Material provided:
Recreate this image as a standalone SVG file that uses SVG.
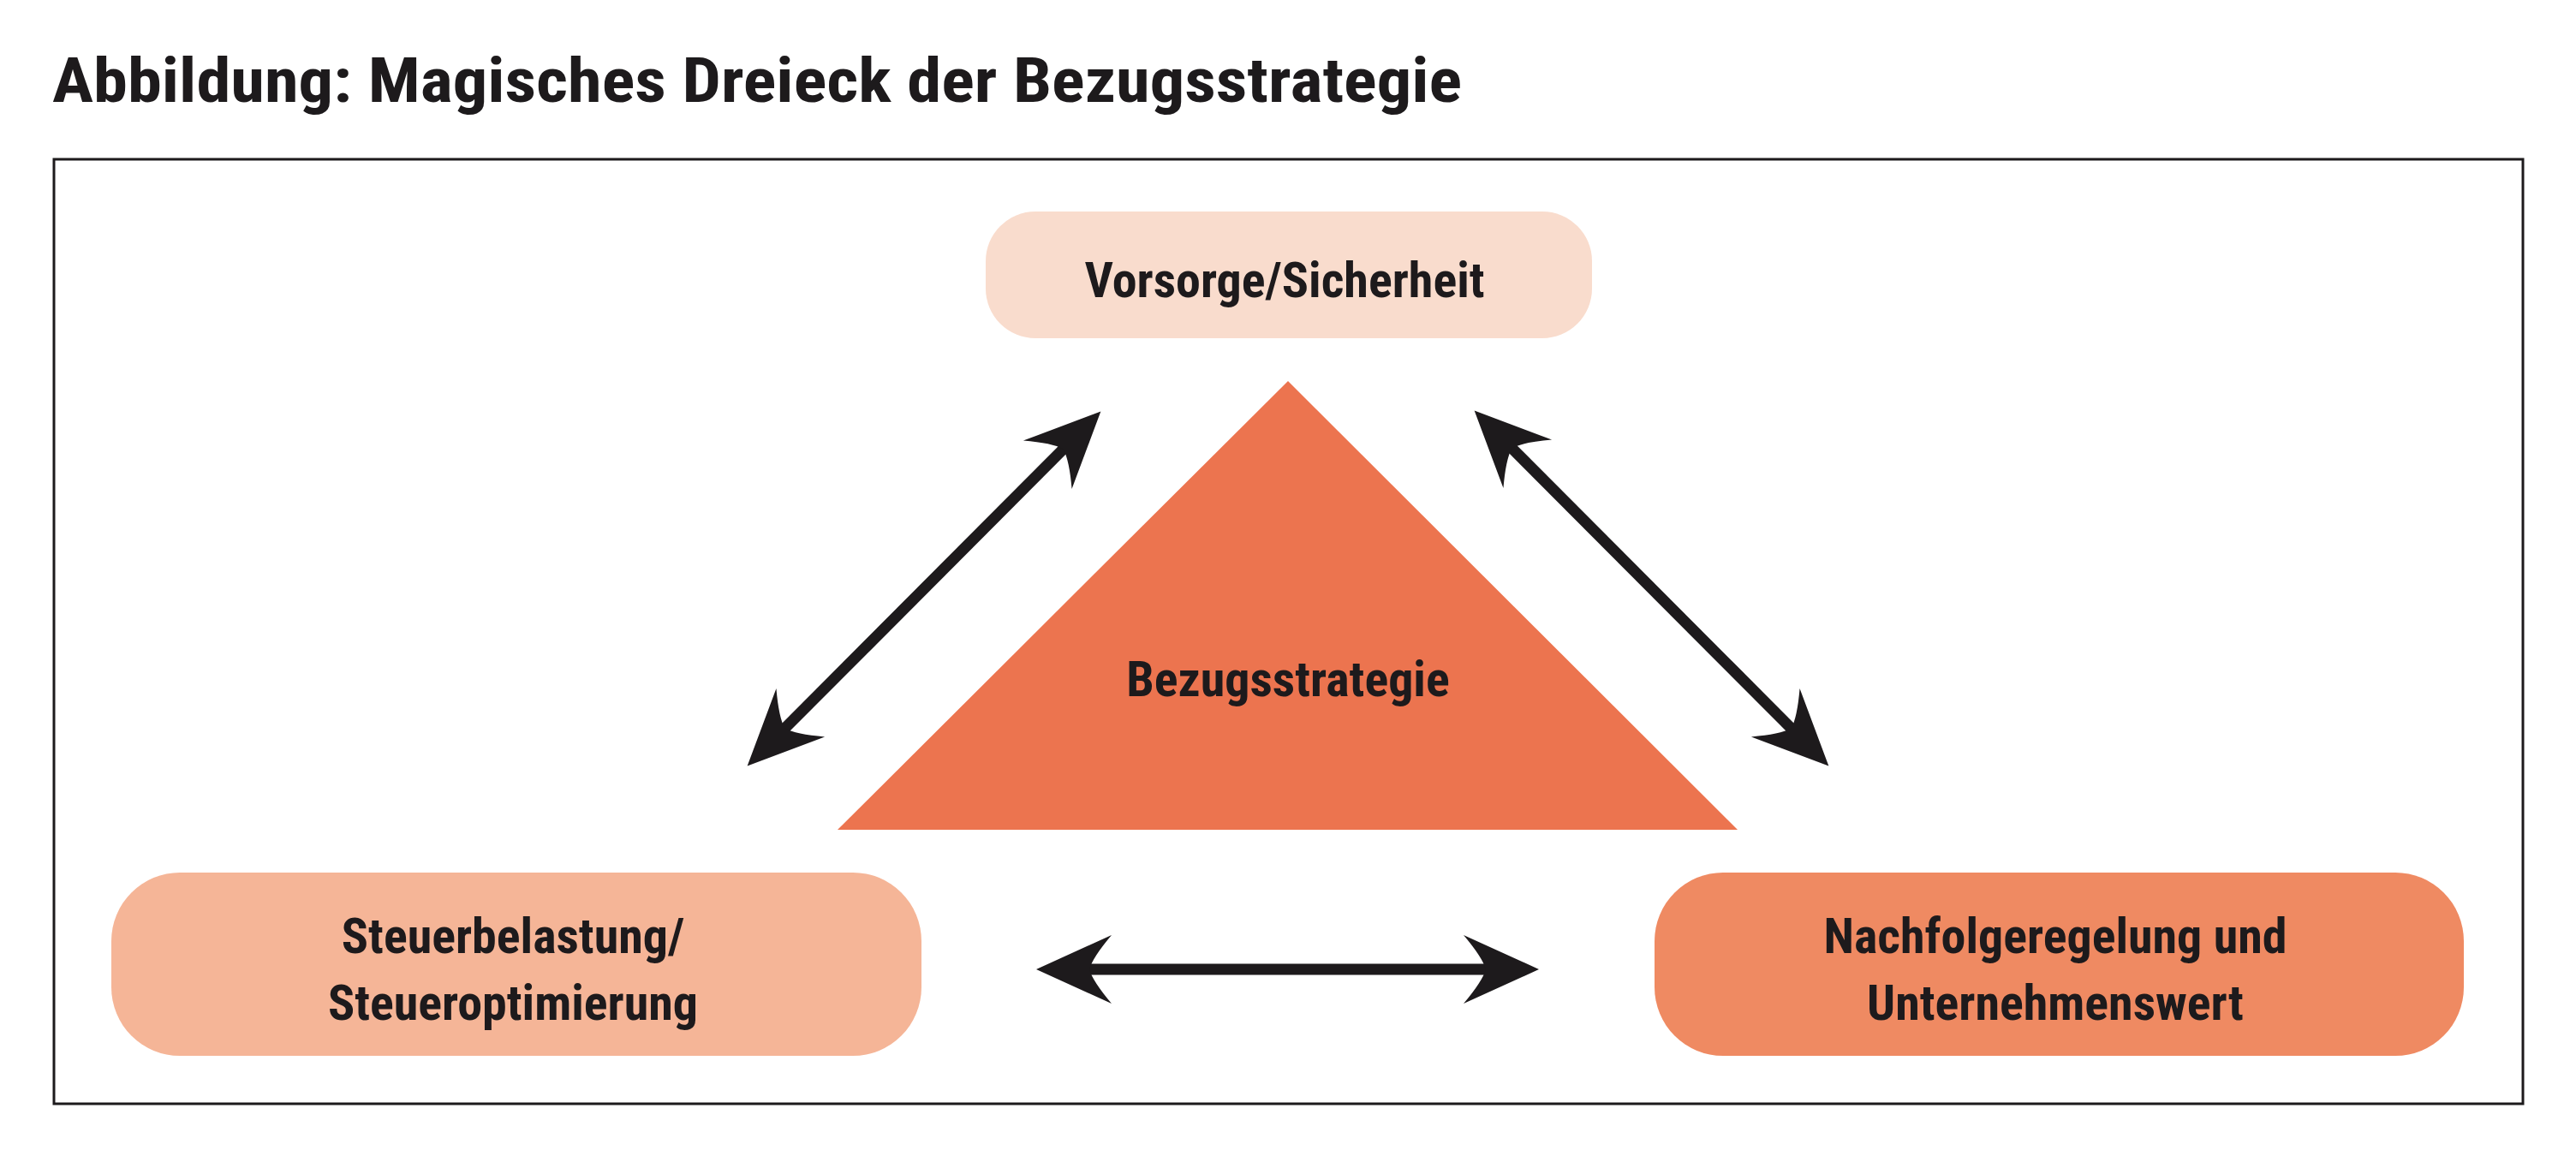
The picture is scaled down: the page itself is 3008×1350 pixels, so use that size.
<svg xmlns="http://www.w3.org/2000/svg" width="3008" height="1350" viewBox="0 0 3008 1350">
<style>
text{font-family:"Liberation Sans Narrow","Roboto Condensed","Liberation Sans",sans-serif;font-weight:bold;fill:#1d1a1c;text-anchor:middle}
.lbl{font-size:58px}
.con{stroke:#1d1a1c;stroke-width:13;fill:none;marker-start:url(#ah);marker-end:url(#ah)}
</style>
<defs>
<marker id="ah" markerUnits="userSpaceOnUse" markerWidth="200" markerHeight="200" viewBox="-100 -100 200 200" refX="0" refY="0" orient="auto-start-reverse" overflow="visible">
<path d="M60 0 L-28 -40 Q-6 -14 -2 0 Q-6 14 -28 40 Z" fill="#1d1a1c"/>
</marker>
</defs>
<rect width="3008" height="1350" fill="#fff"/>
<text x="61" y="119" style="font-size:72px;text-anchor:start" textLength="1646" lengthAdjust="spacingAndGlyphs">Abbildung: Magisches Dreieck der Bezugsstrategie</text>
<rect x="63" y="186" width="2883" height="1103" fill="none" stroke="#1d1a1c" stroke-width="3"/>
<g id="vorsorge">
<rect x="1151" y="247" width="708" height="148" rx="58" fill="#f9dccd"/>
<text class="lbl" x="1500" y="347">Vorsorge/Sicherheit</text>
</g>
<g id="bezugsstrategie">
<polygon points="1504,445 978,969 2029,969" fill="#ec744f"/>
<text class="lbl" x="1504" y="813">Bezugsstrategie</text>
</g>
<g id="steuer">
<rect x="130" y="1019" width="946" height="214" rx="80" fill="#f5b597"/>
<text class="lbl" x="599" y="1113">Steuerbelastung/</text>
<text class="lbl" x="599" y="1191">Steueroptimierung</text>
</g>
<g id="nachfolge">
<rect x="1932" y="1019" width="945" height="214" rx="80" fill="#ef8a62"/>
<text class="lbl" x="2400" y="1113">Nachfolgeregelung und</text>
<text class="lbl" x="2400" y="1191">Unternehmenswert</text>
</g>
<g id="connectors">
<line class="con" x1="915" y1="852" x2="1243" y2="523"/>
<line class="con" x1="1764" y1="522" x2="2093" y2="852"/>
<line class="con" x1="1270" y1="1132" x2="1737" y2="1132"/>
</g>
</svg>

Problem:
Transcribe the material exactly, keeping every word and none of the pictures.

Response to this task:
Recreate this image as a standalone SVG file that uses SVG.
The picture is scaled down: the page itself is 3008×1350 pixels, so use that size.
<svg xmlns="http://www.w3.org/2000/svg" width="3008" height="1350" viewBox="0 0 3008 1350">
<style>
text{font-family:"Liberation Sans Narrow","Roboto Condensed","Liberation Sans",sans-serif;font-weight:bold;fill:#1d1a1c;text-anchor:middle}
.lbl{font-size:58px}
.con{stroke:#1d1a1c;stroke-width:13;fill:none;marker-start:url(#ah);marker-end:url(#ah)}
</style>
<defs>
<marker id="ah" markerUnits="userSpaceOnUse" markerWidth="200" markerHeight="200" viewBox="-100 -100 200 200" refX="0" refY="0" orient="auto-start-reverse" overflow="visible">
<path d="M60 0 L-28 -40 Q-6 -14 -2 0 Q-6 14 -28 40 Z" fill="#1d1a1c"/>
</marker>
</defs>
<rect width="3008" height="1350" fill="#fff"/>
<text x="61" y="119" style="font-size:72px;text-anchor:start" textLength="1646" lengthAdjust="spacingAndGlyphs">Abbildung: Magisches Dreieck der Bezugsstrategie</text>
<rect x="63" y="186" width="2883" height="1103" fill="none" stroke="#1d1a1c" stroke-width="3"/>
<g id="vorsorge">
<rect x="1151" y="247" width="708" height="148" rx="58" fill="#f9dccd"/>
<text class="lbl" x="1500" y="347">Vorsorge/Sicherheit</text>
</g>
<g id="bezugsstrategie">
<polygon points="1504,445 978,969 2029,969" fill="#ec744f"/>
<text class="lbl" x="1504" y="813">Bezugsstrategie</text>
</g>
<g id="steuer">
<rect x="130" y="1019" width="946" height="214" rx="80" fill="#f5b597"/>
<text class="lbl" x="599" y="1113">Steuerbelastung/</text>
<text class="lbl" x="599" y="1191">Steueroptimierung</text>
</g>
<g id="nachfolge">
<rect x="1932" y="1019" width="945" height="214" rx="80" fill="#ef8a62"/>
<text class="lbl" x="2400" y="1113">Nachfolgeregelung und</text>
<text class="lbl" x="2400" y="1191">Unternehmenswert</text>
</g>
<g id="connectors">
<line class="con" x1="915" y1="852" x2="1243" y2="523"/>
<line class="con" x1="1764" y1="522" x2="2093" y2="852"/>
<line class="con" x1="1270" y1="1132" x2="1737" y2="1132"/>
</g>
</svg>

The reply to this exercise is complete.